Delay the inevitable (running out of memory), and start preparing for it sooner, rather than leaving it right till the inevitable happens all at once… mad swapping. I’ve added the following lines to /etc/sysctl.conf and rebooted. (Change in real-time with the appropriate commands.) Don’t make this change if you are swapping to SD-card (not using ZRAM). If you are booting from an SD-card, use ZRAM only and remove (comment out) the /swapfile from /etc/fstab.
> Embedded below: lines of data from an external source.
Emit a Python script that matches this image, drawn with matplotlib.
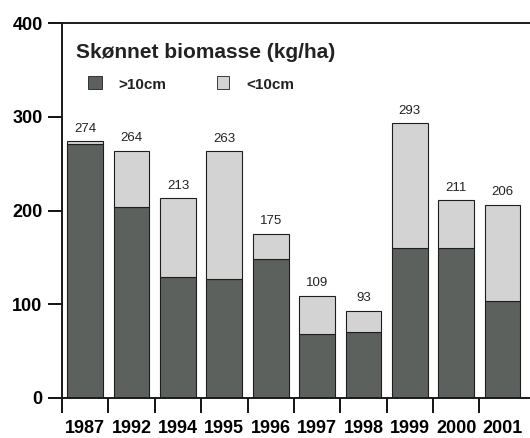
import matplotlib.pyplot as plt
import numpy as np

plt.rcParams['font.family'] = ['Liberation Sans', 'DejaVu Sans']

years = ["1987", "1992", "1994", "1995", "1996", "1997", "1998", "1999", "2000", "2001"]
total = [274, 264, 213, 263, 175, 109, 93, 293, 211, 206]
large = [271, 204, 129, 127, 148, 68, 70, 160, 160, 104]   # >10cm
small = [t - l for t, l in zip(total, large)]              # <10cm

dark = '#5d615d'
light = '#d3d3d3'

fig = plt.figure(figsize=(5.30, 4.38), dpi=100)
ax = fig.add_axes([62 / 530, 40 / 438, 468 / 530, 375 / 438])

x = np.arange(len(years))
ax.bar(x, large, width=0.77, color=dark, edgecolor='#1e1e1e', linewidth=0.8)
ax.bar(x, small, width=0.77, bottom=large, color=light, edgecolor='#1e1e1e', linewidth=0.8)

for xi, t in zip(x, total):
    ax.text(xi, t + 7, str(t), ha='center', va='bottom', fontsize=9.5, color='#222')

ax.set_xlim(-0.5, 9.59)
ax.set_ylim(0, 400)
ax.set_yticks([0, 100, 200, 300, 400])
ax.tick_params(axis='y', direction='out', length=10, width=1.3, labelsize=13, pad=4)
for lab in ax.get_yticklabels():
    lab.set_fontweight('bold')

# tick marks between the bars, year labels under the bars
ax.set_xticks(np.arange(-0.5, 9.0, 1.0))
ax.set_xticklabels([])
ax.set_xticks(x, minor=True)
ax.set_xticklabels(years, minor=True, fontsize=13, fontweight='bold')
ax.tick_params(axis='x', which='major', direction='out', length=11, width=1.3)
ax.tick_params(axis='x', which='minor', length=0, pad=16)

ax.spines['right'].set_visible(False)
for s in ['left', 'top', 'bottom']:
    ax.spines[s].set_linewidth(1.4)
    ax.spines[s].set_color('#1a1a1a')

ax.text(0.03, 362.5, "Skønnet biomasse (kg/ha)", transform=ax.get_yaxis_transform(),
        fontsize=15, fontweight='bold', color='#222', va='baseline', ha='left')

# legend boxes
ax.bar([0.21], [13.5], bottom=[330], width=0.29, color=dark, edgecolor='#1e1e1e', linewidth=0.6)
ax.bar([2.97], [13.5], bottom=[330], width=0.27, color=light, edgecolor='#1e1e1e', linewidth=0.6)
ax.text(0.71, 330, ">10cm", fontsize=11, fontweight='bold', va='baseline', color='#222')
ax.text(3.47, 330, "<10cm", fontsize=11, fontweight='bold', va='baseline', color='#222')

fig.savefig('out.png', dpi=100)
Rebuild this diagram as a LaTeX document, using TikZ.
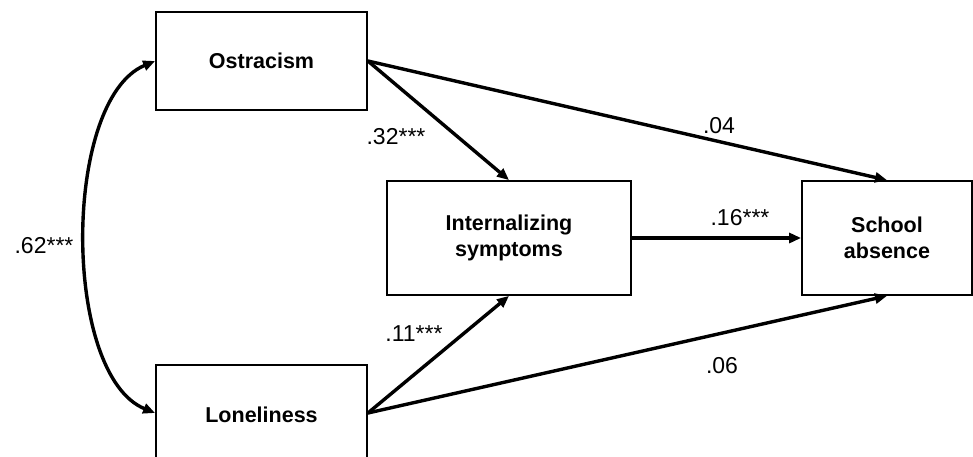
\documentclass[tikz,border=0pt]{standalone}
\usepackage{fontspec}
\setmainfont{Liberation Sans}
\usetikzlibrary{arrows.meta}
\begin{document}
\begin{tikzpicture}[x=1pt,y=-1pt,
  box/.style={draw=black,line width=1.8pt,fill=white,inner sep=0pt,align=center,
    font=\fontsize{21.5}{26.5}\selectfont\bfseries},
  path/.style={line width=3.4pt,-{Triangle[length=12pt,width=10pt]}},
  lbl/.style={font=\fontsize{23}{27}\selectfont,inner sep=0pt}]
\useasboundingbox (0,0) rectangle (973,457);
\fill[white] (0,0) rectangle (973,457);
\node[box,minimum width=211pt,minimum height=98pt] (ost) at (261.5,61) {Ostracism};
\node[box,minimum width=211pt,minimum height=100pt] (lon) at (261.5,415) {Loneliness};
\node[box,minimum width=244pt,minimum height=114pt] (int) at (509,238) {Internalizing\\symptoms};
\node[box,minimum width=170pt,minimum height=114pt] (sa) at (887,238) {School\\absence};
\draw[path] (ost.east) -- (sa.north);
\draw[path] (ost.east) -- (int.north);
\draw[path] ([yshift=2pt]lon.east) -- (int.south);
\draw[path] ([yshift=2pt]lon.east) -- (sa.south);
\draw[path] (int.east) -- (sa.west);
\draw[line width=3.4pt,{Triangle[length=12pt,width=10pt]}-{Triangle[length=12pt,width=10pt]}]
  (ost.west) .. controls (62,100) and (62,375) .. ([yshift=2pt]lon.west);
\node[lbl] (l04) at (719,126) {.04};
\node[lbl] (l32) at (396,137) {.32***};
\node[lbl] (l11) at (414,334) {.11***};
\node[lbl] (l06) at (722,366) {.06};
\node[lbl] (l16) at (740,218) {.16***};
\node[lbl] (l62) at (44,246) {.62***};
\end{tikzpicture}
\end{document}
vm.vfs_cache_pressure=500 vm.swappiness=100 vm.dirty_background_ratio=1 vm.dirty_ratio=50
With the settings above, you will… 1) vm.vfs_cache_pressure=500 – increase cache pressure, which increases the kernel’s tendency to reclaim memory used for caching of directory and inode objects. You will use less memory over a longer period of time. The downside of swapping sooner negates the performance hit. 2) vm.swappiness=100 – Increasing how aggressively the kernel will swap memory pages since we are using ZRAM first. 3 & 4) vm.dirty_background_ratio=1 & vm.dirty_ratio=50 – background processes will start writing right away when it hits the 1% limit but the system won’t force synchronous I/O until it gets to 50% dirty_ratio.
So, in other words, these four lines (when used with ZRAM) will help; if like me, you know that you will eventually end up using more than the installed memory = swapping. Thus, knowing that you will swap and that ZRAM makes swapping less expensive and can also store the same data compressed 3 times smaller, you should begin this swap exchange sooner than later. The cache pressure helps because we are in effect telling the kernel… “hey, look man, I don’t have any extra memory lying around to use for cache, so please get rid of it sooner and only store the most frequently used important data.” Even with reduced caching, if we use most of the installed memory over time, the kernel will start opportunistic swapping to ZRAM much sooner so that CPU (compression) and swap I/O isn’t delayed until too late/all at once. Then, as a last resort, keep the default 500M of swap (the /swapfile on eMMC). If you fill ZRAM and then start to hit disk swap (/swapfile), you will notice performance degradation as before. I’ve yet to hit /swapfile since the changes. In any case, it would be time to reboot or clean memory by closing some apps/tabs or command line clearing.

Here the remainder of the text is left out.